When enterprises migrate off Windows Server 2003, they have two options: Server 2008 or Server 2012. The few firms that choose Server 2008 do so only because they already had Server 2008 deployed internally and they wanted consistency across the line, even if that meant a fairly old operating system.
For SQL Server customers, there are several options: SQL Server 2012, SQL Server 2014 and Azure SQL Database. SQL Server 2016 is currently in beta and customers are testing it out, but Microsoft does not advocate waiting for it to be released.
The two major differences between 2012 and 2014 are in-memory analytics and OLTP, says Wisner. With the in-memory column store, SQL Server 2014 saw 100-fold performance gains and a 30-fold improvement in OLTP processing. SQL Server 2014 also takes advantage of Windows Server 2012 R2 with virtualization and storage capabilities.
Paul Turley, a SQL Server MVP and BI architect with SolidQ, says he's known clients who preferred to be one version behind on a product rather than on the bleeding edge. "A large portion of companies live by the belief is to stay one version behind is the safe zone. It's been tested and debugged. So a lot of folks will stay behind purposely," he claims.
But in the case of SQL Server, he encourages people to get the newest version. "I can't think of any good reason to stay one version behind. Five years from now, how far behind do you want to be?" he asks.
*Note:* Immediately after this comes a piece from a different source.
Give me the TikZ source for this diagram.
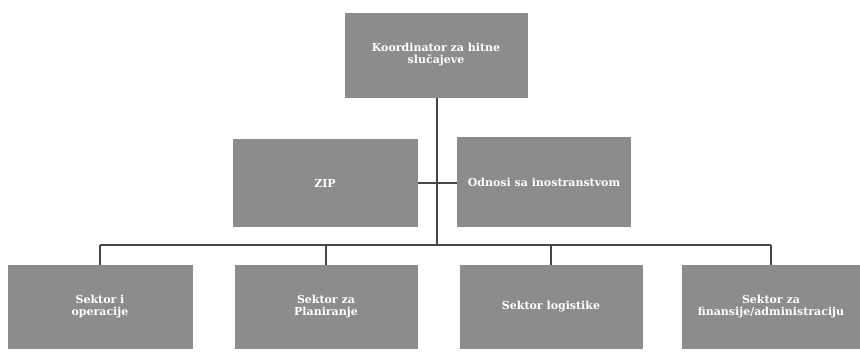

Olofson argues that this migration is a time when some shops might want to consider migrating to Azure instead of on-premises, since the Azure version is mostly similar to the on-premises product. "It shouldn't be a one-off project, it should be part of an evolving strategy. It could be a part of a program for using the program for using the cloud for development testing in general," he says.
Potentially pain-free migration
There are two steps to a SQL Server migration; the database itself and apps built on the database. If it's just the database, that's a whole lot faster than a Server upgrade, says O'Connor. "Just migrating the SQL engine is a two-hour process. You can move the engine and point back to data on a SAN. When it becomes apps that talk to database, that can take time," he notes.
Turley says Microsoft tools like SQL Server Upgrade Advisor and Installation Center make it simple to install and migrate the product, plus analysis and reporting services migrate. For SQL Server 2014, there is an ISV certification program so you can test your custom database apps against 2014 to help with the move.
"Let's say they use Web services and custom extensions. We can migrate a lot of those things. In general there is a lot of prescriptive guidance around making that migration. It all depends on how custom that install is," he says.
If there is a challenge, it could be finding a skilled DBA who knows how to use the old versions. DBAs trained in recent years haven't been trained on the 2005 version and earlier. "Most new DBAs have never even seen SQL Server 2000. Finding a junior to mid-level DBA to support it can get challenging quickly," says Turley.